Much macro code in Nim is pretty involved to handle many cases. If you are looking to just get a fully worked out introduction, I think that memo code is the best place to start.
Also see
https://www.reddit.com/r/nim/comments/d90z2w/practical_examples_showing_how_macros_lead_to/
and maybe ignore the spam links which will be inserted soon in the initial post.
euwren uses macros to create a DSL that allows its users to easily add scripting support to their programs.
import euwren
type
Greeter = object
target*: string
proc newGreeter(target: string): Greeter = Greeter(target: target)
proc greet(greeter: Greeter) = echo "Hello, " & greeter.target & "!"
var wren = newWren()
wren.foreign("greeter"):
Greeter:
[new] newGreeter
greet
wren.ready()
Then, scripts like this can be executed using wren.run(sourceCode):
import "greeter" for Greeter
var greeter = Greeter.new("world")
greeter.greet() // -> Hello, world!
greeter.target = "Nim"
greeter.greet() // -> Hello, Nim!
Because Wren is a C library, you'd normally have to deal with a low-level, verbose API full of passing pointers around and other unsafe things. euwren abstracts that away, and provides a much more user friendly API that doesn't require non-idiomatic code to be used.

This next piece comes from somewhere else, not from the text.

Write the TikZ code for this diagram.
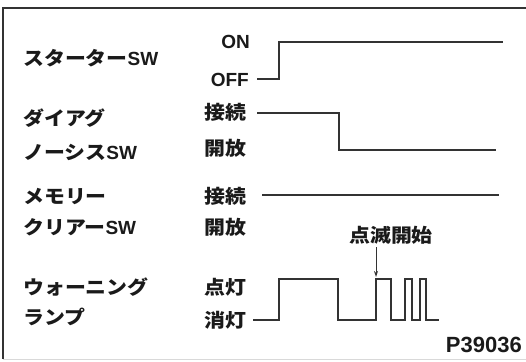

euwren's foreign() is a prime example of how macros can lead to cleaner and more maintainable code: reading a list of names is much easier than reading through a bunch of addProc and addClass calls with low level procs mixed inbetween. This makes every proc you bind consistently the same, no matter what it is, which embraces the DRY rule.